There’s something really soothing about this piece of music and writing. The simplicity of the soundscape is part of this, the minimalism of the guitar riff, the space, the distant delicacy of the keys, the light drum-line. Syke E’s voice is another big part of it, his tone fits perfectly with the mood set by the instrumentation, as does the melody – again, simple but notably hypnotic as it slowly surrounds you.
The song is definitely something of a grower, and this isn’t to say it doesn’t work the first time around – it does, or for me it certainly did, but the more times you let it play the more familiar the rhythm of it and certain lyrics become, so you start to connect a lot more authentically with the sound and what it’s all about. For example, despite the minimalism, there are certain thoughtful moments that really stand taller each time around. You can briefly hear something like a phone ringing at the start of the song, this is later replaced by space, which is then filled by Syke E’s voice.
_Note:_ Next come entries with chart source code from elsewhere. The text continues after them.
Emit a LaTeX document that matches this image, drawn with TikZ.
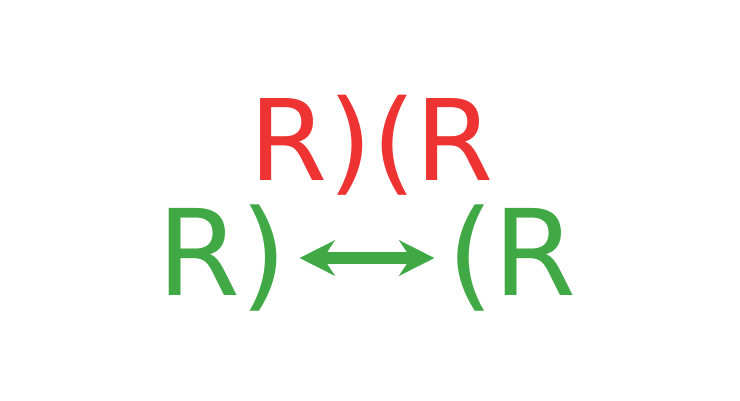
\documentclass[tikz,border=0pt]{standalone}
\usepackage{fontspec}
\setmainfont{DejaVu Sans}
\usetikzlibrary{arrows.meta}
\definecolor{redink}{HTML}{EE3333}
\definecolor{greenink}{HTML}{40A844}
\begin{document}
\begin{tikzpicture}[
  redword/.style={text=redink, font=\fontsize{32}{36}\selectfont, inner sep=0pt},
  greenword/.style={text=greenink, font=\fontsize{34}{38}\selectfont, inner sep=0pt}]
\useasboundingbox (0,0) rectangle (7.4,4.0);
\node[redword]   (top)   at (3.72,2.55) {R)(R};
\node[greenword] (left)  at (2.22,1.42) {R)};
\node[greenword] (right) at (5.12,1.42) {(R};

\draw[greenink, line width=3.2pt, {Stealth[length=10pt,width=10pt]}-{Stealth[length=10pt,width=10pt]}]
  (left.east) ++(0.12,0) coordinate (a) -- ([xshift=-0.12cm]right.west |- a);
\end{tikzpicture}
\end{document}
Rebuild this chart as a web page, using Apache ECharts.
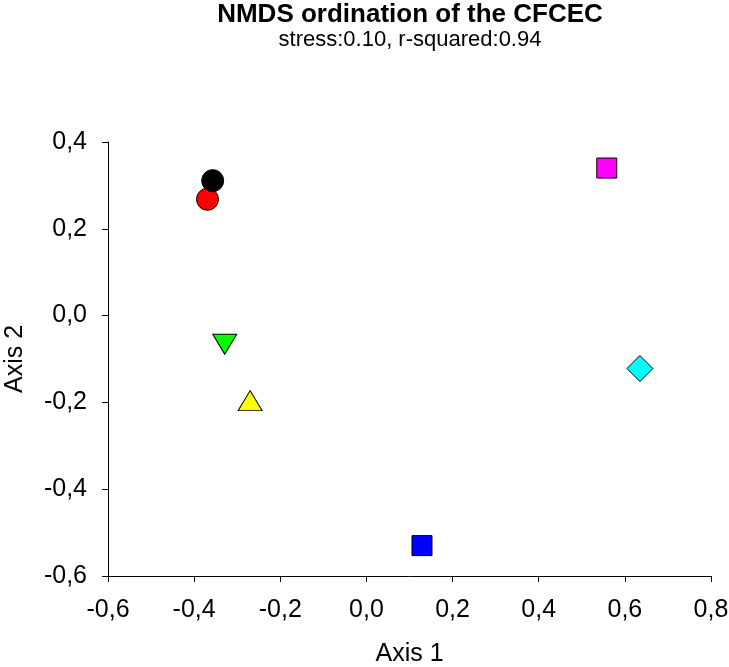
<!DOCTYPE html>
<html>
<head>
<meta charset="utf-8">
<script src="https://cdn.jsdelivr.net/npm/echarts@6/dist/echarts.min.js"></script>
<style>html,body{margin:0;padding:0;background:#fff}#c{width:729px;height:667px}</style>
</head>
<body>
<div id="c"></div>
<script>
var sampleNames = ['S1', 'S2', 'S3', 'S4', 'S5', 'S6', 'S7'];
var axis1 = [-0.357, -0.369, -0.329, -0.270, 0.129, 0.558, 0.635];
var axis2 = [0.311, 0.268, -0.066, -0.196, -0.530, 0.340, -0.122];
var xTicks = [-0.6, -0.4, -0.2, 0.0, 0.2, 0.4, 0.6, 0.8];
var yTicks = [-0.6, -0.4, -0.2, 0.0, 0.2, 0.4];
var titleText = 'NMDS ordination of the CFCEC';
var subtitleText = 'stress:0.10, r-squared:0.94';

var markerStyles = [
  {symbol: 'circle', size: 22, rotate: 0, color: '#000000'},
  {symbol: 'circle', size: 22, rotate: 0, color: '#ff0000'},
  {symbol: 'triangle', size: [24, 20], rotate: 180, color: '#00ff00'},
  {symbol: 'triangle', size: [24, 20], rotate: 0, color: '#ffff00'},
  {symbol: 'rect', size: 20, rotate: 0, color: '#0000ff'},
  {symbol: 'rect', size: 20, rotate: 0, color: '#ff00ff'},
  {symbol: 'diamond', size: 26, rotate: 0, color: '#00ffff'}
];

function fmt(v) { return v.toFixed(1).replace('.', ','); }

var series = sampleNames.map(function (n, i) {
  var st = markerStyles[i];
  return {
    name: n,
    type: 'scatter',
    data: [[axis1[i], axis2[i]]],
    symbol: st.symbol,
    symbolSize: st.size,
    symbolRotate: st.rotate,
    itemStyle: {color: st.color, borderColor: '#000', borderWidth: 1, opacity: 1},
    z: 10 - i
  };
});

var FONT = 'Liberation Sans';
var chart = echarts.init(document.getElementById('c'), null, {renderer: 'canvas'});
chart.setOption({
  animation: false,
  backgroundColor: '#fff',
  title: [{
    text: titleText,
    left: 410, textAlign: 'center', top: 2, padding: 0,
    textStyle: {fontFamily: FONT, fontWeight: 'bold', fontSize: 26, color: '#000'}
  }, {
    text: subtitleText,
    left: 410, textAlign: 'center', top: 29, padding: 0,
    textStyle: {fontFamily: FONT, fontWeight: 'normal', fontSize: 22, color: '#000'}
  }],
  grid: {left: 108, right: 18, top: 142, bottom: 91, containLabel: false, outerBoundsMode: 'none'},
  xAxis: {
    type: 'value',
    min: xTicks[0], max: xTicks[xTicks.length - 1], interval: 0.2,
    name: 'Axis 1', nameLocation: 'middle', nameGap: 66,
    nameTextStyle: {fontFamily: FONT, fontSize: 25, color: '#000'},
    axisLine: {show: true, onZero: false, lineStyle: {color: '#000', width: 1}},
    axisTick: {show: true, inside: false, length: 6, lineStyle: {color: '#000'}},
    axisLabel: {fontFamily: FONT, fontSize: 25, color: '#000', margin: 22, formatter: fmt},
    splitLine: {show: false}
  },
  yAxis: {
    type: 'value',
    min: yTicks[0], max: yTicks[yTicks.length - 1], interval: 0.2,
    name: 'Axis 2', nameLocation: 'middle', nameGap: 80, nameRotate: 90,
    nameTextStyle: {fontFamily: FONT, fontSize: 25, color: '#000'},
    axisLine: {show: true, onZero: false, lineStyle: {color: '#000', width: 1}},
    axisTick: {show: true, inside: false, length: 6, lineStyle: {color: '#000'}},
    axisLabel: {fontFamily: FONT, fontSize: 25, color: '#000', margin: 21, formatter: fmt},
    splitLine: {show: false}
  },
  series: series
});
</script>
</body>
</html>
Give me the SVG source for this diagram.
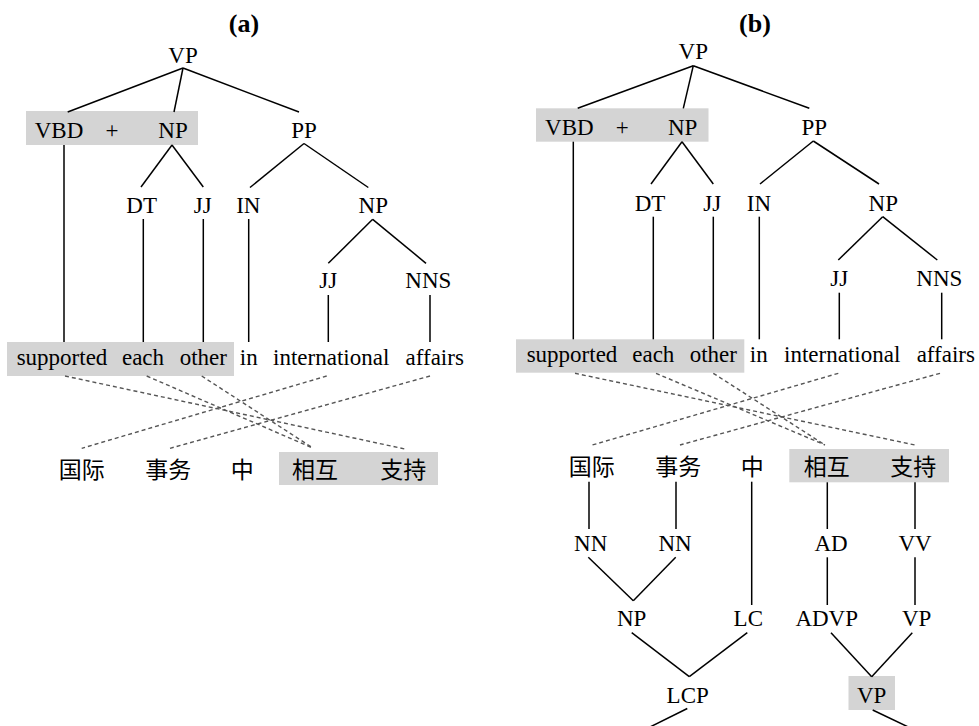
<svg xmlns="http://www.w3.org/2000/svg" width="979" height="726" viewBox="0 0 979 726">
<style>
#d text{font-size:23px;fill:#000;text-anchor:middle}
#d text.t{font-weight:700;font-size:26px}
.hl{fill:#d4d4d4}
.e line{stroke:#000;stroke-width:1.5;fill:none}
.d line{stroke:#555;stroke-width:1.4;stroke-dasharray:4 3;fill:none}
</style>
<rect width="979" height="726" fill="#fff"/>
<g id="d" style="font-family:'Liberation Serif','Times New Roman',serif">
<text class="t" x="244" y="32">(a)</text>
<text class="t" x="755" y="32">(b)</text>

<g id="boxes">
<rect class="hl" x="26" y="111" width="172" height="34"/>
<rect class="hl" x="7" y="342" width="227" height="34"/>
<rect class="hl" x="279" y="452" width="159" height="33"/>
<rect class="hl" x="536" y="108.3" width="172.5" height="33.4"/>
<rect class="hl" x="516" y="339.3" width="228.3" height="33.4"/>
<rect class="hl" x="789.3" y="449" width="159.7" height="33.3"/>
<rect class="hl" x="848.5" y="676" width="46.5" height="34"/>
</g>

<g id="edges" class="e">
<line x1="183" y1="68" x2="67.7" y2="112"/>
<line x1="183" y1="68" x2="174" y2="112"/>
<line x1="183" y1="68" x2="299" y2="112"/>
<line x1="64" y1="145" x2="64" y2="342"/>
<line x1="172" y1="145" x2="141" y2="187"/>
<line x1="172" y1="145" x2="203.3" y2="187"/>
<line x1="304" y1="143.5" x2="250" y2="187.5"/>
<line x1="304" y1="143.5" x2="368.3" y2="187.5"/>
<line x1="143.3" y1="219" x2="143.3" y2="342"/>
<line x1="203.3" y1="219" x2="203.3" y2="342"/>
<line x1="248.7" y1="219" x2="248.7" y2="342"/>
<line x1="372.7" y1="219.3" x2="328.3" y2="263.3"/>
<line x1="372.7" y1="219.3" x2="426" y2="263.3"/>
<line x1="328.3" y1="295" x2="328.3" y2="342"/>
<line x1="430" y1="295" x2="430" y2="342"/>
<line x1="693.3" y1="65.7" x2="577.7" y2="108.3"/>
<line x1="693.3" y1="65.7" x2="683.3" y2="108.3"/>
<line x1="693.3" y1="65.7" x2="809.3" y2="108.3"/>
<line x1="573.3" y1="141.7" x2="573.3" y2="339.3"/>
<line x1="682" y1="141.7" x2="651" y2="184"/>
<line x1="682" y1="141.7" x2="713.3" y2="184"/>
<line x1="813.3" y1="141" x2="760" y2="184"/>
<line x1="813.3" y1="141" x2="879" y2="184"/>
<line x1="653.3" y1="216.7" x2="653.3" y2="339.3"/>
<line x1="713.3" y1="216.7" x2="713.3" y2="339.3"/>
<line x1="759.3" y1="216.7" x2="759.3" y2="339.3"/>
<line x1="882.7" y1="216.7" x2="838.3" y2="260"/>
<line x1="882.7" y1="216.7" x2="937.3" y2="260"/>
<line x1="839.3" y1="292.7" x2="839.3" y2="339.3"/>
<line x1="941.7" y1="292.7" x2="941.7" y2="339.3"/>
<line x1="589" y1="481.7" x2="589" y2="529"/>
<line x1="676" y1="481.7" x2="676" y2="529"/>
<line x1="751.7" y1="481.7" x2="751.7" y2="605"/>
<line x1="827.3" y1="482.3" x2="827.3" y2="529"/>
<line x1="915" y1="482.3" x2="915" y2="529"/>
<line x1="588.3" y1="557.3" x2="633.3" y2="600.7"/>
<line x1="675.7" y1="557.3" x2="633.3" y2="600.7"/>
<line x1="827.3" y1="557.3" x2="827.3" y2="605"/>
<line x1="915" y1="557.3" x2="915" y2="605"/>
<line x1="631.7" y1="632.7" x2="689.3" y2="676.7"/>
<line x1="747.3" y1="632.7" x2="689.3" y2="676.7"/>
<line x1="831" y1="632.7" x2="871.7" y2="676.7"/>
<line x1="912.3" y1="632.7" x2="871.7" y2="676.7"/>
<line x1="687.3" y1="708.5" x2="650" y2="727"/>
<line x1="872.7" y1="710" x2="908.3" y2="727"/>
</g>

<g id="alignments" class="d">
<line x1="65" y1="376" x2="405" y2="449"/>
<line x1="146.7" y1="376" x2="313.3" y2="448.3"/>
<line x1="201.7" y1="376" x2="313.3" y2="448.3"/>
<line x1="326.7" y1="376" x2="81.7" y2="448.3"/>
<line x1="430" y1="376" x2="170" y2="448.3"/>
<line x1="575" y1="373.3" x2="915" y2="445"/>
<line x1="656" y1="373.3" x2="825" y2="445"/>
<line x1="713.3" y1="373.3" x2="825" y2="445"/>
<line x1="838.3" y1="373.3" x2="592.3" y2="445"/>
<line x1="940" y1="373.3" x2="680" y2="445"/>
</g>

<g id="a-VP"><text x="183" y="63">VP</text></g>
<g id="a-VBD-NP"><text x="59" y="138">VBD</text><text x="112" y="138">+</text><text x="173" y="138">NP</text></g>
<g id="a-PP"><text x="304" y="138">PP</text></g>
<g id="a-DT"><text x="141.7" y="213">DT</text></g>
<g id="a-JJ1"><text x="202.7" y="213">JJ</text></g>
<g id="a-IN"><text x="248.3" y="213">IN</text></g>
<g id="a-NP2"><text x="373.3" y="213">NP</text></g>
<g id="a-JJ2"><text x="328.3" y="288.3">JJ</text></g>
<g id="a-NNS"><text x="428.3" y="288.3">NNS</text></g>
<g id="a-words">
<text x="62" y="365">supported</text>
<text x="143" y="365">each</text>
<text x="203.3" y="365">other</text>
<text x="248.8" y="365">in</text>
<text x="331.2" y="365">international</text>
<text x="434.7" y="365">affairs</text>
</g>
<g id="a-zh" style="font-family:'Noto Sans CJK SC','Noto Sans CJK JP',sans-serif">
<text x="81.7" y="478">国际</text>
<text x="168.3" y="478">事务</text>
<text x="242.3" y="478">中</text>
<text x="315" y="478">相互</text>
<text x="403.3" y="478">支持</text>
</g>

<g id="b-VP"><text x="693.3" y="59.3">VP</text></g>
<g id="b-VBD-NP"><text x="569.3" y="135">VBD</text><text x="622.3" y="135">+</text><text x="682.7" y="135">NP</text></g>
<g id="b-PP"><text x="814.3" y="135">PP</text></g>
<g id="b-DT"><text x="650" y="210.7">DT</text></g>
<g id="b-JJ1"><text x="712.3" y="210.7">JJ</text></g>
<g id="b-IN"><text x="759" y="210.7">IN</text></g>
<g id="b-NP2"><text x="883.3" y="210.7">NP</text></g>
<g id="b-JJ2"><text x="839.3" y="286">JJ</text></g>
<g id="b-NNS"><text x="939.3" y="286">NNS</text></g>
<g id="b-words">
<text x="572" y="361.7">supported</text>
<text x="653.3" y="361.7">each</text>
<text x="713.3" y="361.7">other</text>
<text x="758.8" y="361.7">in</text>
<text x="842.2" y="361.7">international</text>
<text x="945.8" y="361.7">affairs</text>
</g>
<g id="b-zh" style="font-family:'Noto Sans CJK SC','Noto Sans CJK JP',sans-serif">
<text x="591.7" y="475">国际</text>
<text x="678.3" y="475">事务</text>
<text x="752.3" y="475">中</text>
<text x="826.7" y="475">相互</text>
<text x="913.3" y="475">支持</text>
</g>
<g id="b-NN1"><text x="590.7" y="550.7">NN</text></g>
<g id="b-NN2"><text x="675" y="550.7">NN</text></g>
<g id="b-AD"><text x="831" y="550.7">AD</text></g>
<g id="b-VV"><text x="915" y="550.7">VV</text></g>
<g id="b-NP3"><text x="631.7" y="626">NP</text></g>
<g id="b-LC"><text x="748.3" y="626">LC</text></g>
<g id="b-ADVP"><text x="826.7" y="626">ADVP</text></g>
<g id="b-VP2"><text x="916.7" y="626">VP</text></g>
<g id="b-LCP"><text x="687.7" y="703">LCP</text></g>
<g id="b-VP3"><text x="871.7" y="703">VP</text></g>
</g>
</svg>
Syke’s is a whispered voice, gentle, a little tired, honest. It makes the song feel like something incredibly personal, like a diary entry or a private encounter – a telephone call we were never meant to find ourselves listening in on. The lyrics later start to become more and more poignant as you progress, you wonder who the other is, the ‘you’ in question. You may even find yourself feeling an initial level of shock at the story line but then totally understand this idea of someone or something who is bad for you simultaneously being the best you’ve ever had.
Skye E speaks to his audience in a real way, the song seeming even like something of a freestyle on occasion. It’s entrancing to listen to, calming and thought provoking all at once, and undoubtedly with an addictive sort of overall ambiance and feel.